-- BEGIN EXTRACTED DATA --
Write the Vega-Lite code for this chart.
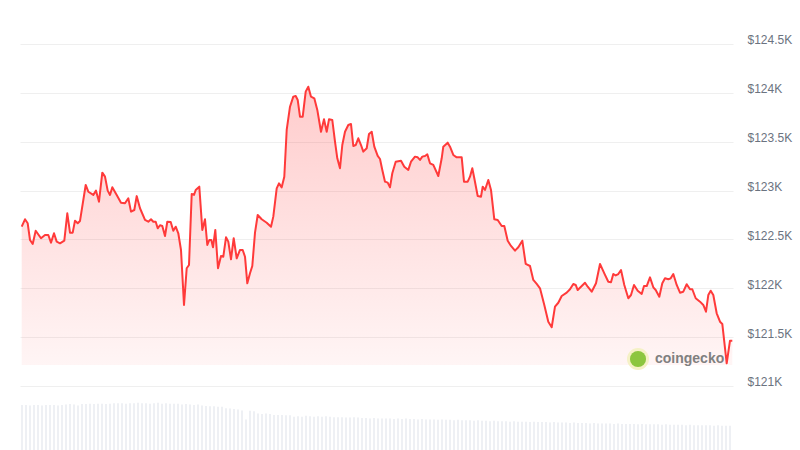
{
  "$schema": "https://vega.github.io/schema/vega-lite/v6.json",
  "width": 713,
  "height": 450,
  "autosize": "none",
  "padding": {"left": 20, "right": 67, "top": 0, "bottom": 0},
  "background": "white",
  "config": {"view": {"stroke": null}},
  "layer": [
    {
      "data": {"values": [
        {"t":2,"v":100},{"t":6,"v":100},{"t":10,"v":99},{"t":14,"v":100},{"t":18,"v":100},{"t":22,"v":99},{"t":26,"v":100},{"t":30,"v":100},{"t":34,"v":100},{"t":38,"v":99},
        {"t":42,"v":100},{"t":46,"v":101},{"t":50,"v":102},{"t":54,"v":101},{"t":58,"v":99},{"t":62,"v":102},{"t":66,"v":102},{"t":70,"v":103},{"t":74,"v":102},{"t":78,"v":103},
        {"t":82,"v":103},{"t":86,"v":102},{"t":90,"v":103},{"t":94,"v":104},{"t":98,"v":104},{"t":102,"v":104},{"t":106,"v":103},{"t":110,"v":104},{"t":114,"v":104},{"t":118,"v":105},
        {"t":122,"v":104},{"t":126,"v":104},{"t":130,"v":103},{"t":134,"v":104},{"t":138,"v":105},{"t":142,"v":103},{"t":146,"v":104},{"t":150,"v":103},{"t":154,"v":103},{"t":158,"v":103},
        {"t":162,"v":101},{"t":166,"v":102},{"t":170,"v":101},{"t":174,"v":100},{"t":178,"v":101},{"t":182,"v":99},{"t":186,"v":98},{"t":190,"v":97},{"t":194,"v":97},{"t":198,"v":96},
        {"t":202,"v":96},{"t":206,"v":93},{"t":210,"v":92},{"t":214,"v":91},{"t":218,"v":90},{"t":222,"v":88},{"t":226,"v":68},{"t":230,"v":87},{"t":234,"v":86},{"t":238,"v":81},
        {"t":242,"v":80},{"t":246,"v":81},{"t":250,"v":80},{"t":254,"v":78},{"t":258,"v":78},{"t":262,"v":78},{"t":266,"v":77},{"t":270,"v":77},{"t":274,"v":74},{"t":278,"v":75},
        {"t":282,"v":74},{"t":286,"v":76},{"t":290,"v":75},{"t":294,"v":74},{"t":298,"v":75},{"t":302,"v":74},{"t":306,"v":75},{"t":310,"v":74},{"t":314,"v":73},{"t":318,"v":73},
        {"t":322,"v":73},{"t":326,"v":72},{"t":330,"v":72},{"t":334,"v":73},{"t":338,"v":72},{"t":342,"v":71},{"t":346,"v":71},{"t":350,"v":70},{"t":354,"v":71},{"t":358,"v":70},
        {"t":362,"v":70},{"t":366,"v":70},{"t":370,"v":70},{"t":374,"v":69},{"t":378,"v":70},{"t":382,"v":69},{"t":386,"v":70},{"t":390,"v":69},{"t":394,"v":69},{"t":398,"v":68},
        {"t":402,"v":69},{"t":406,"v":68},{"t":410,"v":68},{"t":414,"v":68},{"t":418,"v":67},{"t":422,"v":68},{"t":426,"v":67},{"t":430,"v":67},{"t":434,"v":66},{"t":438,"v":67},
        {"t":442,"v":66},{"t":446,"v":66},{"t":450,"v":66},{"t":454,"v":65},{"t":458,"v":66},{"t":462,"v":65},{"t":466,"v":65},{"t":470,"v":64},{"t":474,"v":65},{"t":478,"v":64},
        {"t":482,"v":64},{"t":486,"v":64},{"t":490,"v":63},{"t":494,"v":64},{"t":498,"v":63},{"t":502,"v":63},{"t":506,"v":63},{"t":510,"v":62},{"t":514,"v":63},{"t":518,"v":62},
        {"t":522,"v":62},{"t":526,"v":62},{"t":530,"v":61},{"t":534,"v":62},{"t":538,"v":61},{"t":542,"v":61},{"t":546,"v":61},{"t":550,"v":60},{"t":554,"v":61},{"t":558,"v":60},
        {"t":562,"v":60},{"t":566,"v":60},{"t":570,"v":59},{"t":574,"v":60},{"t":578,"v":59},{"t":582,"v":59},{"t":586,"v":59},{"t":590,"v":59},{"t":594,"v":58},{"t":598,"v":59},
        {"t":602,"v":58},{"t":606,"v":58},{"t":610,"v":58},{"t":614,"v":58},{"t":618,"v":57},{"t":622,"v":58},{"t":626,"v":57},{"t":630,"v":57},{"t":634,"v":57},{"t":638,"v":57},
        {"t":642,"v":56},{"t":646,"v":57},{"t":650,"v":56},{"t":654,"v":56},{"t":658,"v":56},{"t":662,"v":56},{"t":666,"v":55},{"t":670,"v":56},{"t":674,"v":55},{"t":678,"v":55},
        {"t":682,"v":55},{"t":686,"v":55},{"t":690,"v":55},{"t":694,"v":54},{"t":698,"v":55},{"t":702,"v":54},{"t":706,"v":54},{"t":710,"v":54}
      ]},
      "mark": {"type": "bar", "width": 2, "color": "#eef0f4"},
      "encoding": {
        "x": {"field": "t", "type": "quantitative", "scale": {"domain": [0, 713], "nice": false, "zero": false, "padding": 0}, "axis": null},
        "y": {"field": "v", "type": "quantitative", "scale": {"domain": [0, 1000], "nice": false, "padding": 0}, "axis": null}
      }
    },
    {
      "layer": [
        {
          "data": {"name": "price", "values": [
            {"t":1.7,"p":122630},{"t":5,"p":122706},{"t":7.7,"p":122665},{"t":10,"p":122494},{"t":12.7,"p":122453},{"t":15.7,"p":122589},{"t":21,"p":122512},{"t":25,"p":122545},{"t":28.3,"p":122545},{"t":31,"p":122467},
            {"t":34,"p":122563},{"t":36.7,"p":122477},{"t":40,"p":122460},{"t":44.3,"p":122487},{"t":47.3,"p":122767},{"t":50,"p":122569},{"t":52.7,"p":122569},{"t":55,"p":122692},{"t":57.7,"p":122665},{"t":60,"p":122689},
            {"t":65.7,"p":123057},{"t":68.3,"p":122988},{"t":73.3,"p":122955},{"t":76,"p":122999},{"t":79,"p":122886},{"t":82.3,"p":123183},{"t":85,"p":123142},{"t":87.7,"p":122999},{"t":90,"p":122955},{"t":92.3,"p":123033},
            {"t":96.7,"p":122955},{"t":101,"p":122876},{"t":105,"p":122870},{"t":108.3,"p":122921},{"t":111,"p":122784},{"t":114.3,"p":122801},{"t":116.7,"p":122943},{"t":120,"p":122819},{"t":125,"p":122699},{"t":128.3,"p":122681},
            {"t":131,"p":122706},{"t":133.3,"p":122681},{"t":135.7,"p":122681},{"t":137.7,"p":122614},{"t":140,"p":122645},{"t":142.3,"p":122637},{"t":145,"p":122535},{"t":147.3,"p":122681},{"t":150.7,"p":122678},{"t":153.3,"p":122589},
            {"t":155.7,"p":122630},{"t":158.3,"p":122563},{"t":161,"p":122392},{"t":164,"p":121829},{"t":166.7,"p":122205},{"t":169,"p":122238},{"t":171.7,"p":122965},{"t":174,"p":122955},{"t":175.7,"p":123006},{"t":179.3,"p":123040},
            {"t":182.3,"p":122597},{"t":185,"p":122706},{"t":187.3,"p":122443},{"t":189.3,"p":122494},{"t":191.3,"p":122494},{"t":193,"p":122419},{"t":195.3,"p":122597},{"t":198,"p":122205},{"t":201,"p":122330},{"t":203.3,"p":122323},
            {"t":206,"p":122522},{"t":208.3,"p":122477},{"t":211,"p":122297},{"t":213.7,"p":122512},{"t":216.7,"p":122307},{"t":220,"p":122392},{"t":222.7,"p":122392},{"t":225,"p":122323},{"t":227.3,"p":122051},{"t":230,"p":122153},
            {"t":232.3,"p":122228},{"t":235,"p":122570},{"t":237.7,"p":122750},{"t":241.7,"p":122706},{"t":246.7,"p":122671},{"t":251,"p":122630},{"t":253.3,"p":122733},{"t":256.7,"p":123023},{"t":259,"p":123074},{"t":261.7,"p":123033},
            {"t":264.3,"p":123142},{"t":266.7,"p":123620},{"t":270,"p":123858},{"t":273.3,"p":123961},{"t":275.7,"p":123968},{"t":277.7,"p":123927},{"t":280,"p":123756},{"t":282.7,"p":123756},{"t":285.7,"p":124012},{"t":288.3,"p":124063},
            {"t":291,"p":123961},{"t":294.3,"p":123944},{"t":297.3,"p":123825},{"t":301,"p":123602},{"t":304,"p":123729},{"t":306.7,"p":123602},{"t":309,"p":123729},{"t":312.3,"p":123722},{"t":315,"p":123500},{"t":317.3,"p":123330},
            {"t":320,"p":123228},{"t":322.3,"p":123466},{"t":325,"p":123602},{"t":328.3,"p":123671},{"t":331,"p":123681},{"t":333.3,"p":123456},{"t":335.7,"p":123466},{"t":338.3,"p":123535},{"t":341,"p":123466},{"t":343.3,"p":123398},
            {"t":346.7,"p":123433},{"t":349,"p":123579},{"t":351.7,"p":123602},{"t":354.3,"p":123449},{"t":357.7,"p":123354},{"t":360,"p":123323},{"t":362.3,"p":123211},{"t":365,"p":123091},{"t":367.7,"p":123081},{"t":370,"p":123033},
            {"t":372.3,"p":123177},{"t":375.7,"p":123295},{"t":381,"p":123306},{"t":384.3,"p":123244},{"t":388.3,"p":123211},{"t":391,"p":123295},{"t":395,"p":123347},{"t":397.7,"p":123340},{"t":400,"p":123313},{"t":402.3,"p":123347},
            {"t":405,"p":123354},{"t":407.3,"p":123371},{"t":410,"p":123279},{"t":413.3,"p":123262},{"t":418.3,"p":123149},{"t":421.7,"p":123330},{"t":423.3,"p":123449},{"t":427.7,"p":123490},{"t":430,"p":123449},{"t":433.3,"p":123364},
            {"t":436.7,"p":123340},{"t":441.7,"p":123340},{"t":444,"p":123091},{"t":447.7,"p":123091},{"t":450,"p":123142},{"t":452.3,"p":123228},{"t":454.3,"p":123126},{"t":457.7,"p":122944},{"t":461,"p":122937},{"t":462.7,"p":123040},
            {"t":465,"p":123006},{"t":468.3,"p":123108},{"t":471,"p":123006},{"t":474.3,"p":122706},{"t":477.7,"p":122699},{"t":481.7,"p":122637},{"t":484.3,"p":122637},{"t":487.7,"p":122487},{"t":491,"p":122433},{"t":495,"p":122385},
            {"t":498.3,"p":122419},{"t":502.3,"p":122487},{"t":505.7,"p":122249},{"t":510,"p":122228},{"t":513.3,"p":122085},{"t":516.7,"p":122044},{"t":520,"p":122000},{"t":524.3,"p":121829},{"t":528.3,"p":121658},{"t":531.7,"p":121601},
            {"t":535,"p":121812},{"t":538.3,"p":121852},{"t":541.7,"p":121921},{"t":546.7,"p":121955},{"t":550,"p":121990},{"t":553.3,"p":122044},{"t":555.7,"p":122034},{"t":557.7,"p":121982},{"t":561,"p":122016},{"t":565,"p":122057},
            {"t":567.7,"p":122016},{"t":571.7,"p":121965},{"t":576,"p":122051},{"t":580,"p":122249},{"t":584.3,"p":122153},{"t":588.3,"p":122067},{"t":591,"p":122061},{"t":593.3,"p":122146},{"t":595.7,"p":122131},{"t":598.3,"p":122146},
            {"t":601,"p":122187},{"t":604.3,"p":122034},{"t":608.3,"p":121898},{"t":611,"p":121931},{"t":614,"p":122034},{"t":617.7,"p":121975},{"t":621.7,"p":121942},{"t":624,"p":122023},{"t":626.7,"p":122023},{"t":630,"p":122112},
            {"t":633.3,"p":122010},{"t":635.7,"p":121982},{"t":639.3,"p":121914},{"t":642.3,"p":122051},{"t":645,"p":122102},{"t":648.3,"p":122092},{"t":650.7,"p":122102},{"t":653.3,"p":122146},{"t":656.7,"p":122034},{"t":660,"p":121955},
            {"t":663.3,"p":121965},{"t":666.7,"p":122041},{"t":670,"p":121990},{"t":672.3,"p":121990},{"t":675.7,"p":121898},{"t":680,"p":121863},{"t":683.3,"p":121829},{"t":686,"p":121760},{"t":688.3,"p":121931},{"t":690.7,"p":121975},
            {"t":693.3,"p":121931},{"t":696.7,"p":121744},{"t":700,"p":121658},{"t":702.3,"p":121635},{"t":706.7,"p":121232},{"t":710,"p":121464},{"t":712.3,"p":121464}
          ]},
          "layer": [
            {
              "mark": {"type": "area", "fill": {"x1": 0, "y1": 0, "x2": 0, "y2": 1, "gradient": "linear", "stops": [{"offset": 0, "color": "rgba(255,58,58,0.26)"}, {"offset": 1, "color": "rgba(255,58,58,0.05)"}]}},
              "encoding": {
                "x": {"field": "t", "type": "quantitative", "scale": {"domain": [0, 713], "nice": false, "zero": false, "padding": 0}, "axis": null},
                "y": {"field": "p", "type": "quantitative", "scale": {"domain": [120345, 124950], "nice": false, "zero": false},
                  "axis": {"orient": "right", "values": [121000, 121500, 122000, 122500, 123000, 123500, 124000, 124500],
                    "labelExpr": "'$' + format(datum.value / 1000, '.1~f') + 'K'", "domain": false, "ticks": false, "labelPadding": 14, "labelOffset": -4,
                    "labelColor": "#6b7380", "labelFont": "Liberation Sans", "labelFontSize": 12, "title": null, "grid": true, "gridColor": "#efefef", "gridWidth": 1}},
                "y2": {"datum": 121215}
              }
            },
            {
              "mark": {"type": "line", "color": "#ff3a3a", "strokeWidth": 2, "strokeJoin": "round"},
              "encoding": {
                "x": {"field": "t", "type": "quantitative"},
                "y": {"field": "p", "type": "quantitative", "scale": {"domain": [120345, 124950], "nice": false, "zero": false}}
              }
            }
          ]
        },
        {
          "data": {"values": [{"label": "coingecko", "t": 618, "tt": 635, "p": 121276}]},
          "layer": [
            {
              "mark": {"type": "point", "filled": true, "shape": "circle", "size": 484, "color": "#f5f1c6", "opacity": 1},
              "encoding": {"x": {"field": "t", "type": "quantitative"}, "y": {"field": "p", "type": "quantitative"}}
            },
            {
              "mark": {"type": "point", "filled": true, "shape": "circle", "size": 260, "color": "#8cc63f", "opacity": 1},
              "encoding": {"x": {"field": "t", "type": "quantitative"}, "y": {"field": "p", "type": "quantitative"}}
            },
            {
              "mark": {"type": "text", "align": "left", "baseline": "middle", "font": "Liberation Sans", "fontSize": 14, "fontWeight": "bold", "color": "#808080"},
              "encoding": {"x": {"field": "tt", "type": "quantitative"}, "y": {"field": "p", "type": "quantitative"}, "text": {"field": "label"}}
            }
          ]
        }
      ]
    }
  ],
  "resolve": {"scale": {"y": "independent"}}
}
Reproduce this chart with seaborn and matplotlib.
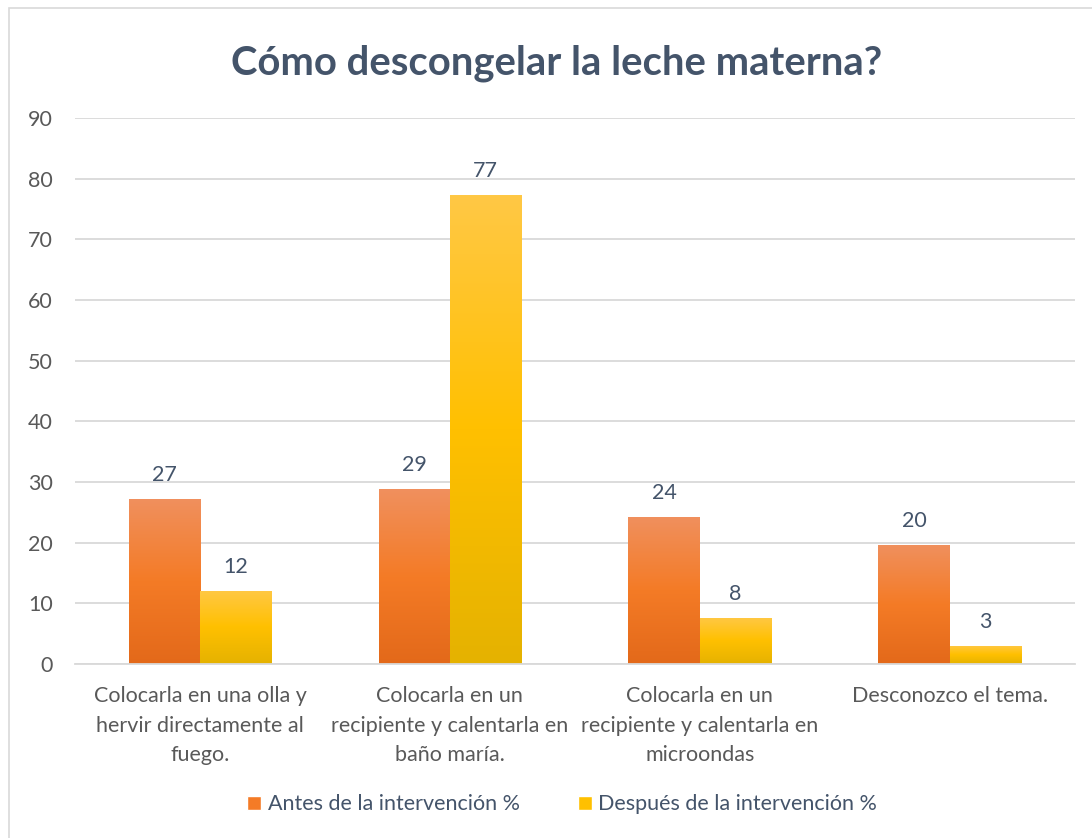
import numpy as np
import pandas as pd
import matplotlib
matplotlib.use("Agg")
import matplotlib.pyplot as plt
import seaborn as sns
from matplotlib.colors import LinearSegmentedColormap
from matplotlib.patches import Rectangle, Patch

categories = [
    "Colocarla en una olla y\nhervir directamente al\nfuego.",
    "Colocarla en un\nrecipiente y calentarla en\nbaño maría.",
    "Colocarla en un\nrecipiente y calentarla en\nmicroondas",
    "Desconozco el tema.",
]
series = ["Antes de la intervención %", "Después de la intervención %"]
antes = [27.2, 28.8, 24.3, 19.7]
despues = [12.1, 77.3, 7.6, 3.0]

df = pd.DataFrame({
    "Categoria": categories * 2,
    "Serie": [series[0]] * 4 + [series[1]] * 4,
    "Valor": antes + despues,
})

sns.set_style("white")
plt.rcParams["font.family"] = ["Lato", "DejaVu Sans"]

text_col = "#44546A"
tick_col = "#595959"
grad = {
    series[0]: ["#F0905E", "#F47B26", "#E3691A"],
    series[1]: ["#FFC845", "#FFC000", "#E5B200"],
}
base_col = {series[0]: "#F47B26", series[1]: "#FFC000"}

fig = plt.figure(figsize=(10.92, 8.38), dpi=100)
ax = fig.add_axes([0.0687, 0.2076, 0.9153, 0.6516])

sns.barplot(data=df, x="Categoria", y="Valor", hue="Serie",
            palette=base_col, width=0.57, saturation=1, ax=ax,
            legend=False, errorbar=None)

ax.set_ylim(0, 90)
ax.set_yticks(range(0, 91, 10))
ax.yaxis.grid(True, color="#D9D9D9", linewidth=1.3)
ax.set_axisbelow(True)
for s in ["top", "right", "left"]:
    ax.spines[s].set_visible(False)
ax.spines["bottom"].set_color("#D9D9D9")
ax.spines["bottom"].set_linewidth(1.3)
ax.set_xlabel("")
ax.set_ylabel("")
ax.tick_params(axis="both", length=0, colors=tick_col, labelsize=15.5)
ax.tick_params(axis="x", pad=16)
ax.tick_params(axis="y", pad=16)
for t in ax.get_xticklabels():
    t.set_linespacing(1.58)

# gradient fill + value labels
for cont, name in zip(ax.containers, series):
    cmap = LinearSegmentedColormap.from_list(name, grad[name][::-1])
    for bar in cont:
        x0, w, h = bar.get_x(), bar.get_width(), bar.get_height()
        img = ax.imshow(np.linspace(0, 1, 256).reshape(-1, 1), cmap=cmap,
                        extent=[x0, x0 + w, 0, h], origin="lower",
                        aspect="auto", zorder=bar.get_zorder())
        img.set_clip_path(bar)
        bar.set_alpha(0)
        ax.text(x0 + w / 2, h + 2.3, f"{h:.0f}", ha="center", va="bottom",
                fontsize=15.5, color=text_col)
ax.set_xlim(-0.5, 3.5)
ax.set_ylim(0, 90)

fig.text(0.5096, 0.924, "Cómo descongelar la leche materna?", ha="center",
         va="center", fontsize=28.8, fontweight="bold", color=text_col)

handles = [Patch(facecolor=base_col[s], label=s) for s in series]
fig.legend(handles=handles, loc="center", bbox_to_anchor=(0.515, 0.04),
           ncol=2, frameon=False, fontsize=15.5, handlelength=0.65,
           handleheight=0.65, handletextpad=0.3, columnspacing=2.7,
           labelcolor=text_col)

fig.patches.append(Rectangle((0.008, -0.01), 1.1, 1.0, transform=fig.transFigure,
                             fill=False, edgecolor="#D9D9D9", linewidth=1.2))

fig.savefig("out.png", dpi=100)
-- END EXTRACTED DATA --
# AIM OF THE EXERCISE:
Copy word for word only the lines above from the one with "Reproduce this chart" through the one with "ax = fig.add_axes([0.0687, 0.2076, 0.9153, 0.6516])". Leave pictures out.

# WRITTEN ANSWER:
Reproduce this chart with seaborn and matplotlib.
import numpy as np
import pandas as pd
import matplotlib
matplotlib.use("Agg")
import matplotlib.pyplot as plt
import seaborn as sns
from matplotlib.colors import LinearSegmentedColormap
from matplotlib.patches import Rectangle, Patch

categories = [
    "Colocarla en una olla y\nhervir directamente al\nfuego.",
    "Colocarla en un\nrecipiente y calentarla en\nbaño maría.",
    "Colocarla en un\nrecipiente y calentarla en\nmicroondas",
    "Desconozco el tema.",
]
series = ["Antes de la intervención %", "Después de la intervención %"]
antes = [27.2, 28.8, 24.3, 19.7]
despues = [12.1, 77.3, 7.6, 3.0]

df = pd.DataFrame({
    "Categoria": categories * 2,
    "Serie": [series[0]] * 4 + [series[1]] * 4,
    "Valor": antes + despues,
})

sns.set_style("white")
plt.rcParams["font.family"] = ["Lato", "DejaVu Sans"]

text_col = "#44546A"
tick_col = "#595959"
grad = {
    series[0]: ["#F0905E", "#F47B26", "#E3691A"],
    series[1]: ["#FFC845", "#FFC000", "#E5B200"],
}
base_col = {series[0]: "#F47B26", series[1]: "#FFC000"}

fig = plt.figure(figsize=(10.92, 8.38), dpi=100)
ax = fig.add_axes([0.0687, 0.2076, 0.9153, 0.6516])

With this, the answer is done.